Your task is to repeat the lines below exactly, excluding any pictures they contain.

Information supplied —
--

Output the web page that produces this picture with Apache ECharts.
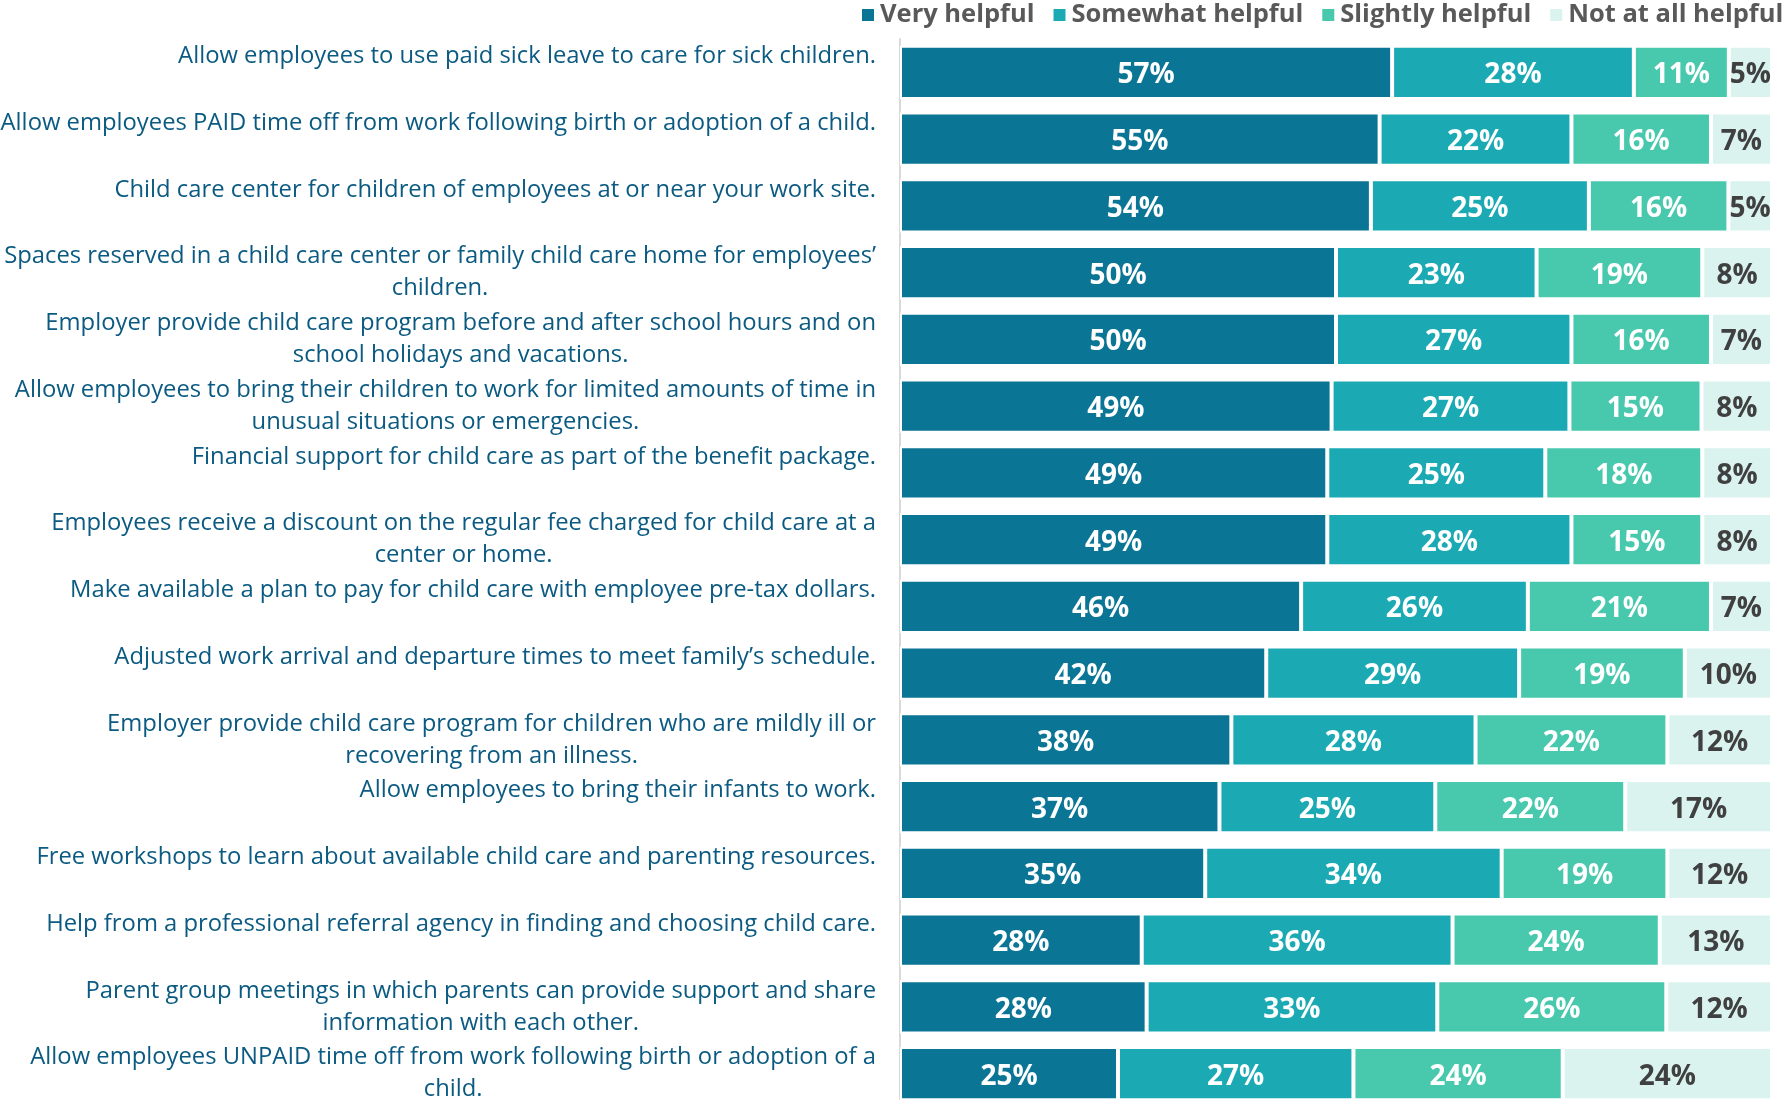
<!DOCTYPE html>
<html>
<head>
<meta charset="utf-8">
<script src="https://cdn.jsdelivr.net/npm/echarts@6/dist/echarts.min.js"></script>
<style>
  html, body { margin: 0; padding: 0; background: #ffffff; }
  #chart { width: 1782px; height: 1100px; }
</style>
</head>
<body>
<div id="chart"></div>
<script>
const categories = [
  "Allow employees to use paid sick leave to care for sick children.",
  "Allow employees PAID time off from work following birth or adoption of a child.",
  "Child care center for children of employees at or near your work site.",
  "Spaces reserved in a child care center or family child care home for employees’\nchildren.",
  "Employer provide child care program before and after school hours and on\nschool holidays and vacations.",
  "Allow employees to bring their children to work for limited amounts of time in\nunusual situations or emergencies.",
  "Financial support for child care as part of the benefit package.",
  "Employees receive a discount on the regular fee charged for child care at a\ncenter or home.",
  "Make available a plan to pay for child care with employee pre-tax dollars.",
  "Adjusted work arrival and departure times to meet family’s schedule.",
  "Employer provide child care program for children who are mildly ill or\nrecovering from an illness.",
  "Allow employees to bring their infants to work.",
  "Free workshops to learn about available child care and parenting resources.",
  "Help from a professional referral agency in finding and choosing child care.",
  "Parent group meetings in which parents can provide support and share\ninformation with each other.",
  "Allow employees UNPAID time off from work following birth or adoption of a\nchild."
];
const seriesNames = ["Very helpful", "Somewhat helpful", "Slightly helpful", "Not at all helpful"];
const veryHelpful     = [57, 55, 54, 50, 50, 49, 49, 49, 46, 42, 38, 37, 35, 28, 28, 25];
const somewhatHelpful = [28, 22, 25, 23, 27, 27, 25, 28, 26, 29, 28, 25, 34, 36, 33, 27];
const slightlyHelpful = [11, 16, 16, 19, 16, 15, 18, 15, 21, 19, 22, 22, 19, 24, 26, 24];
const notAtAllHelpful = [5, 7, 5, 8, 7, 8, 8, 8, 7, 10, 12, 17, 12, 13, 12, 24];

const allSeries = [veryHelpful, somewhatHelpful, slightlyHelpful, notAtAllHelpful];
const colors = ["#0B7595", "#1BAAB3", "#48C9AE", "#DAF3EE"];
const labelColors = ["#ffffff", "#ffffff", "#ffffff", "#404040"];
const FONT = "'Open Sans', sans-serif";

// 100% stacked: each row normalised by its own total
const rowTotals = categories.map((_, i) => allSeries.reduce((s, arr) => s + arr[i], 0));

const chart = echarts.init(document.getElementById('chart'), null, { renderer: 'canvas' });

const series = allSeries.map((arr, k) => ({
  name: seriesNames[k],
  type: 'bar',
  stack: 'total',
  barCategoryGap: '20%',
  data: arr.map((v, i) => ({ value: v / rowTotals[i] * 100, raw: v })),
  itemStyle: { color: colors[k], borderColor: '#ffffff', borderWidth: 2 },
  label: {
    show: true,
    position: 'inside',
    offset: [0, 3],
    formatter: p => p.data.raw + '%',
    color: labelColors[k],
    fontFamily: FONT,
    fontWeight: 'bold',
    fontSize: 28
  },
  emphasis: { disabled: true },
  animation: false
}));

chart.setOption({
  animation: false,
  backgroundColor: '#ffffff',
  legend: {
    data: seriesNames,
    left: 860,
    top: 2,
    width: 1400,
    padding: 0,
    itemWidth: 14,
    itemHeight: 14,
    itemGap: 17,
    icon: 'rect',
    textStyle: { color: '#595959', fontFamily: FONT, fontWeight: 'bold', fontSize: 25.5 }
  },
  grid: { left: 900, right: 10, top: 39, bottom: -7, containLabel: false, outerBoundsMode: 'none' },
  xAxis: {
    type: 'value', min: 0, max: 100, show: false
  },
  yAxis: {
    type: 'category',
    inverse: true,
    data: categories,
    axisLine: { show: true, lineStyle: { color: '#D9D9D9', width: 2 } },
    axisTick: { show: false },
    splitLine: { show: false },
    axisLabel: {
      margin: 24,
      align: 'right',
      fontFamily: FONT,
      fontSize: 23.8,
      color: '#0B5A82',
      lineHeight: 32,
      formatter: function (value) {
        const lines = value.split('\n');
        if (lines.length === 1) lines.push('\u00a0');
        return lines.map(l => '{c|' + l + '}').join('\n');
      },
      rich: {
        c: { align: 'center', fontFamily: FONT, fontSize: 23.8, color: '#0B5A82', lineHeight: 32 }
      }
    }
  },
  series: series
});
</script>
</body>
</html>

--

Solution —
Output the web page that produces this picture with Apache ECharts.
<!DOCTYPE html>
<html>
<head>
<meta charset="utf-8">
<script src="https://cdn.jsdelivr.net/npm/echarts@6/dist/echarts.min.js"></script>
<style>
  html, body { margin: 0; padding: 0; background: #ffffff; }
  #chart { width: 1782px; height: 1100px; }
</style>
</head>
<body>
<div id="chart"></div>
<script>
const categories = [
  "Allow employees to use paid sick leave to care for sick children.",
  "Allow employees PAID time off from work following birth or adoption of a child.",
  "Child care center for children of employees at or near your work site.",
  "Spaces reserved in a child care center or family child care home for employees’\nchildren.",
  "Employer provide child care program before and after school hours and on\nschool holidays and vacations.",
  "Allow employees to bring their children to work for limited amounts of time in\nunusual situations or emergencies.",
  "Financial support for child care as part of the benefit package.",
  "Employees receive a discount on the regular fee charged for child care at a\ncenter or home.",
  "Make available a plan to pay for child care with employee pre-tax dollars.",
  "Adjusted work arrival and departure times to meet family’s schedule.",
  "Employer provide child care program for children who are mildly ill or\nrecovering from an illness.",
  "Allow employees to bring their infants to work.",
  "Free workshops to learn about available child care and parenting resources.",
  "Help from a professional referral agency in finding and choosing child care.",
  "Parent group meetings in which parents can provide support and share\ninformation with each other.",
  "Allow employees UNPAID time off from work following birth or adoption of a\nchild."
];
const seriesNames = ["Very helpful", "Somewhat helpful", "Slightly helpful", "Not at all helpful"];
const veryHelpful     = [57, 55, 54, 50, 50, 49, 49, 49, 46, 42, 38, 37, 35, 28, 28, 25];
const somewhatHelpful = [28, 22, 25, 23, 27, 27, 25, 28, 26, 29, 28, 25, 34, 36, 33, 27];
const slightlyHelpful = [11, 16, 16, 19, 16, 15, 18, 15, 21, 19, 22, 22, 19, 24, 26, 24];
const notAtAllHelpful = [5, 7, 5, 8, 7, 8, 8, 8, 7, 10, 12, 17, 12, 13, 12, 24];

const allSeries = [veryHelpful, somewhatHelpful, slightlyHelpful, notAtAllHelpful];
const colors = ["#0B7595", "#1BAAB3", "#48C9AE", "#DAF3EE"];
const labelColors = ["#ffffff", "#ffffff", "#ffffff", "#404040"];
const FONT = "'Open Sans', sans-serif";

// 100% stacked: each row normalised by its own total
const rowTotals = categories.map((_, i) => allSeries.reduce((s, arr) => s + arr[i], 0));

const chart = echarts.init(document.getElementById('chart'), null, { renderer: 'canvas' });

const series = allSeries.map((arr, k) => ({
  name: seriesNames[k],
  type: 'bar',
  stack: 'total',
  barCategoryGap: '20%',
  data: arr.map((v, i) => ({ value: v / rowTotals[i] * 100, raw: v })),
  itemStyle: { color: colors[k], borderColor: '#ffffff', borderWidth: 2 },
  label: {
    show: true,
    position: 'inside',
    offset: [0, 3],
    formatter: p => p.data.raw + '%',
    color: labelColors[k],
    fontFamily: FONT,
    fontWeight: 'bold',
    fontSize: 28
  },
  emphasis: { disabled: true },
  animation: false
}));

chart.setOption({
  animation: false,
  backgroundColor: '#ffffff',
  legend: {
    data: seriesNames,
    left: 860,
    top: 2,
    width: 1400,
    padding: 0,
    itemWidth: 14,
    itemHeight: 14,
    itemGap: 17,
    icon: 'rect',
    textStyle: { color: '#595959', fontFamily: FONT, fontWeight: 'bold', fontSize: 25.5 }
  },
  grid: { left: 900, right: 10, top: 39, bottom: -7, containLabel: false, outerBoundsMode: 'none' },
  xAxis: {
    type: 'value', min: 0, max: 100, show: false
  },
  yAxis: {
    type: 'category',
    inverse: true,
    data: categories,
    axisLine: { show: true, lineStyle: { color: '#D9D9D9', width: 2 } },
    axisTick: { show: false },
    splitLine: { show: false },
    axisLabel: {
      margin: 24,
      align: 'right',
      fontFamily: FONT,
      fontSize: 23.8,
      color: '#0B5A82',
      lineHeight: 32,
      formatter: function (value) {
        const lines = value.split('\n');
        if (lines.length === 1) lines.push('\u00a0');
        return lines.map(l => '{c|' + l + '}').join('\n');
      },
      rich: {
        c: { align: 'center', fontFamily: FONT, fontSize: 23.8, color: '#0B5A82', lineHeight: 32 }
      }
    }
  },
  series: series
});
</script>
</body>
</html>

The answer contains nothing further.